Jacksonport State Park Interpreter Vicki Schoeneweis told The Batesville Daily Guard (https://bit.ly/23ZohqN ) that she regularly uses home-grown herbs and plants, made into compounds and teas, for many common ailments with remarkable success.
A lot of this success is credited with a 200-page, 1859-era medical book given to her by a descendent of Mary Elizabeth Moore-Carrigan who lived in Arkansas during the Civil War.
“She came to Arkansas from North Carolina in 1855 and lived in Hempstead County with her husband, Alfred Holt Carrigan,” Schoeneweis said. “There was much grief and suffering because so many of her family members were being killed in battle, so she used a homemade mood enhancer from rose petals, a fore-runner of modern day antidepressants.”
The tea is still used today for its calming effect, according to Schoeneweis.
“When used for medicinal purposes, highly scented rose petals are required,” she said. “Hybrids and a lot of other types won’t work.”
Another herbal tea remedy from that era, and still used in today’s society for many minor ailments, is tincture of passionflower.
“It’s used to treat exhaustion, muscle cramps, tension headaches and lowers the heart rate and blood pressure,” she said. “It also has a calming affect that helps you to sleep.”
Medicinal flowers and herbs used during the Civil War era and beyond grow wild across Arkansas, according to Schoeneweis.
“Back in the 19th century people thought many diseases came from bad air, so they used assafoetida bags to ward off illness,” Schoeneweis said. “It came in a powder form and was placed in a small muslin bag with a string on it that went around the neck. You may know it as an ‘assafidity bag.’ In fact you may have worn one when you were a kid.”
Assafoetida has the odor of rotten eggs and minced garlic and can be used for cooking, according to Schoeneweis.

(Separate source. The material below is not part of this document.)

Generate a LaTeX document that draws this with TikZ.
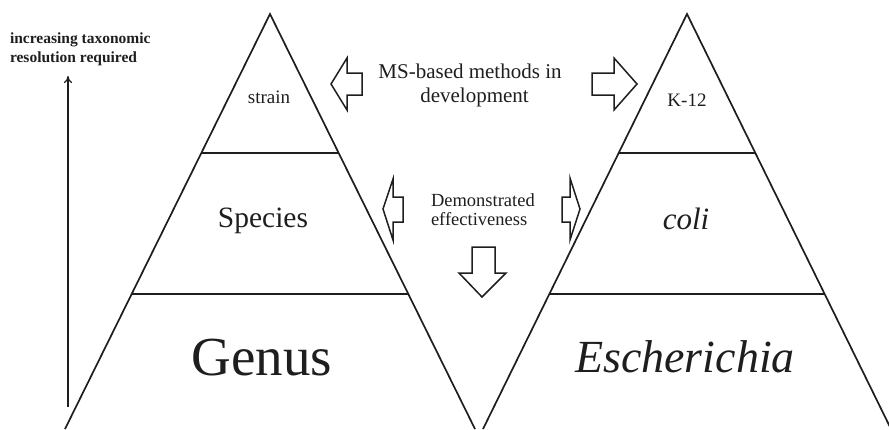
\documentclass[tikz,border=0pt]{standalone}
\usepackage{fontspec}
\setmainfont{Liberation Serif}
\usetikzlibrary{arrows.meta}
\definecolor{ink}{HTML}{1E1E1E}
\tikzset{
  x=1bp, y=-1bp,
  tri/.style={draw=ink, line width=1.7bp, line join=miter},
  divider/.style={draw=ink, line width=1.7bp},
  blockarrow/.style={draw=ink, line width=1.5bp, fill=white, line join=miter},
  lbl/.style={inner sep=0pt, outer sep=0pt, text=ink, anchor=base},
}
\begin{document}
\begin{tikzpicture}
\useasboundingbox (0,0) rectangle (889,429);
% triangles
\draw[tri] (65,429) -- (270,14) -- (475,429);
\draw[tri] (483,429) -- (687,14) -- (891,429);
\draw[divider] (201,153) -- (339,153);
\draw[divider] (132,294) -- (408,294);
\draw[divider] (618,153) -- (756,153);
\draw[divider] (549,294) -- (825,294);
% block arrows
\draw[blockarrow] (331,84) -- (347,58) -- (347,73) -- (362,73) -- (362,95) -- (347,95) -- (347,110) -- cycle;
\draw[blockarrow] (637,84) -- (614,58) -- (614,73) -- (592,73) -- (592,95) -- (614,95) -- (614,110) -- cycle;
\draw[blockarrow] (383,209) -- (393,179) -- (393,197) -- (403,197) -- (403,222) -- (393,222) -- (393,240) -- cycle;
\draw[blockarrow] (580,209) -- (570,178) -- (570,197) -- (562,197) -- (562,222) -- (570,222) -- (570,240) -- cycle;
\draw[blockarrow] (482,297) -- (459,273) -- (472,273) -- (472,247) -- (495,247) -- (495,273) -- (506,273) -- cycle;
% labels
\node[lbl, font=\fontsize{19bp}{22bp}\selectfont] (strain) at (269,103) {strain};
\node[lbl, font=\fontsize{19bp}{22bp}\selectfont] (k12) at (687,106) {K-12};
\node[lbl, font=\fontsize{29.5bp}{34bp}\selectfont] (species) at (263,227) {Species};
\node[lbl, font=\fontsize{31bp}{34bp}\selectfont\itshape] (coli) at (686,229) {coli};
\node[lbl, font=\fontsize{55bp}{60bp}\selectfont] (genus) at (262,375) {Genus};
\node[lbl, font=\fontsize{46bp}{50bp}\selectfont\itshape] (esch) at (685,372) {Escherichia};
\node[lbl, anchor=base west, align=left, font=\fontsize{15.5bp}{19bp}\selectfont\bfseries] (incr) at (10,62) {increasing taxonomic\\resolution required};
\node[lbl, align=center, font=\fontsize{21bp}{24bp}\selectfont] (ms) at (470,102) {MS-based methods in\\\hspace*{9bp}development};
\node[lbl, anchor=base west, align=left, font=\fontsize{18.5bp}{19bp}\selectfont] (demo) at (431,225) {Demonstrated\\effectiveness};
% vertical arrow
\coordinate (vlow) at (68,407);
\coordinate (vhigh) at (68,76);
\draw[ink, line width=1.2bp, -{To[length=7bp,width=8bp]}] (vlow) -- (vhigh);
\end{tikzpicture}
\end{document}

“Can you imagine wearing that to school around your friends all day?” she asked. “Lots of people along rivers died of malaria because they didn’t have quinine medicine.”
“Confederate money was worth little at that time, so Mary (Carrigan) took a wagon load of watermelons to town and sold it for $400 (Confederate), but the quinine cost $560.”
“Mary learned to make her own quinine from magnolia tree bark, as well as a few others, and was able to protect her family from malaria,” Schoeneweis said.
As park interpreter at Jacksonport, Schoeneweis said she sometimes dresses in period clothing and displays her “medicine kit” while presenting her medicinal herb/flower program for visitors.